[Start]

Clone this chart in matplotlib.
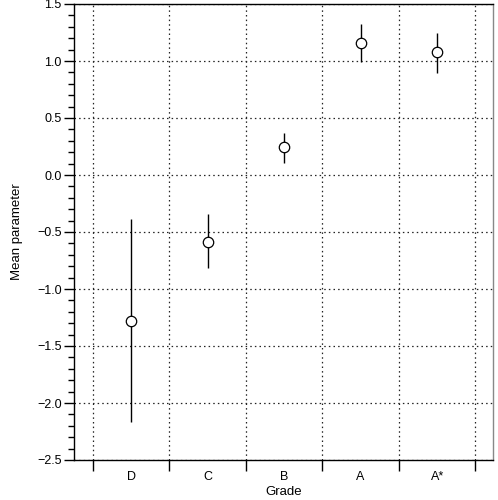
import numpy as np
import matplotlib.pyplot as plt
from matplotlib.ticker import MultipleLocator, FixedLocator

plt.rcParams['font.family'] = ['Liberation Sans', 'DejaVu Sans']

# --- chart data ---
grades = ['D', 'C', 'B', 'A', 'A*']
means = [-1.28, -0.585, 0.25, 1.16, 1.075]
upper = [-0.39, -0.345, 0.37, 1.325, 1.25]
lower = [-2.165, -0.818, 0.108, 0.994, 0.897]

x = np.arange(len(grades))
yerr = [np.array(means) - np.array(lower), np.array(upper) - np.array(means)]

fig = plt.figure(figsize=(4.98, 5.0), dpi=100)
ax = fig.add_axes([0.1486, 0.08, 0.8414, 0.912])

ax.errorbar(x, means, yerr=yerr, fmt='o', color='black', ecolor='black',
            elinewidth=1.0, capsize=0, markersize=7.5, markerfacecolor='white',
            markeredgecolor='black', markeredgewidth=0.9, zorder=3)

ax.set_xlim(-0.745, 4.73)
ax.set_ylim(-2.5, 1.5)

ax.set_xticks(x)
ax.set_xticklabels(grades)
ax.xaxis.set_minor_locator(FixedLocator(np.arange(-0.5, 5.0, 1.0)))
ax.tick_params(axis='x', which='major', length=0, pad=8, labelsize=9)
ax.tick_params(axis='x', which='minor', length=8, width=1, direction='out')

ax.yaxis.set_major_locator(MultipleLocator(0.5))
ax.yaxis.set_minor_locator(MultipleLocator(0.1))
ax.yaxis.set_major_formatter(plt.FuncFormatter(lambda v, p: f'{v:.1f}'.replace('-', '\u2212')))
ax.tick_params(axis='y', which='major', length=7, width=1, labelsize=9, pad=2)
ax.tick_params(axis='y', which='minor', length=4, width=1)

ax.grid(True, axis='x', which='minor', linestyle=(0, (1.2, 2.5)), color='#222222', linewidth=0.9)
ax.grid(True, axis='y', which='major', linestyle=(0, (1.2, 2.5)), color='#222222', linewidth=0.9)
ax.set_axisbelow(True)

for s in ax.spines.values():
    s.set_linewidth(1.0)
ax.spines['right'].set_color('#888888')

ax.set_xlabel('Grade', fontsize=9.5, labelpad=2)
ax.set_ylabel('Mean parameter', fontsize=9.5, labelpad=10)

fig.savefig('out.png', dpi=100)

[End]

All the material shown above is to be copied exactly, with no pictures carried over.

Clone this chart in matplotlib.
import numpy as np
import matplotlib.pyplot as plt
from matplotlib.ticker import MultipleLocator, FixedLocator

plt.rcParams['font.family'] = ['Liberation Sans', 'DejaVu Sans']

# --- chart data ---
grades = ['D', 'C', 'B', 'A', 'A*']
means = [-1.28, -0.585, 0.25, 1.16, 1.075]
upper = [-0.39, -0.345, 0.37, 1.325, 1.25]
lower = [-2.165, -0.818, 0.108, 0.994, 0.897]

x = np.arange(len(grades))
yerr = [np.array(means) - np.array(lower), np.array(upper) - np.array(means)]

fig = plt.figure(figsize=(4.98, 5.0), dpi=100)
ax = fig.add_axes([0.1486, 0.08, 0.8414, 0.912])

ax.errorbar(x, means, yerr=yerr, fmt='o', color='black', ecolor='black',
            elinewidth=1.0, capsize=0, markersize=7.5, markerfacecolor='white',
            markeredgecolor='black', markeredgewidth=0.9, zorder=3)

ax.set_xlim(-0.745, 4.73)
ax.set_ylim(-2.5, 1.5)

ax.set_xticks(x)
ax.set_xticklabels(grades)
ax.xaxis.set_minor_locator(FixedLocator(np.arange(-0.5, 5.0, 1.0)))
ax.tick_params(axis='x', which='major', length=0, pad=8, labelsize=9)
ax.tick_params(axis='x', which='minor', length=8, width=1, direction='out')

ax.yaxis.set_major_locator(MultipleLocator(0.5))
ax.yaxis.set_minor_locator(MultipleLocator(0.1))
ax.yaxis.set_major_formatter(plt.FuncFormatter(lambda v, p: f'{v:.1f}'.replace('-', '\u2212')))
ax.tick_params(axis='y', which='major', length=7, width=1, labelsize=9, pad=2)
ax.tick_params(axis='y', which='minor', length=4, width=1)

ax.grid(True, axis='x', which='minor', linestyle=(0, (1.2, 2.5)), color='#222222', linewidth=0.9)
ax.grid(True, axis='y', which='major', linestyle=(0, (1.2, 2.5)), color='#222222', linewidth=0.9)
ax.set_axisbelow(True)

for s in ax.spines.values():
    s.set_linewidth(1.0)
ax.spines['right'].set_color('#888888')

ax.set_xlabel('Grade', fontsize=9.5, labelpad=2)
ax.set_ylabel('Mean parameter', fontsize=9.5, labelpad=10)

fig.savefig('out.png', dpi=100)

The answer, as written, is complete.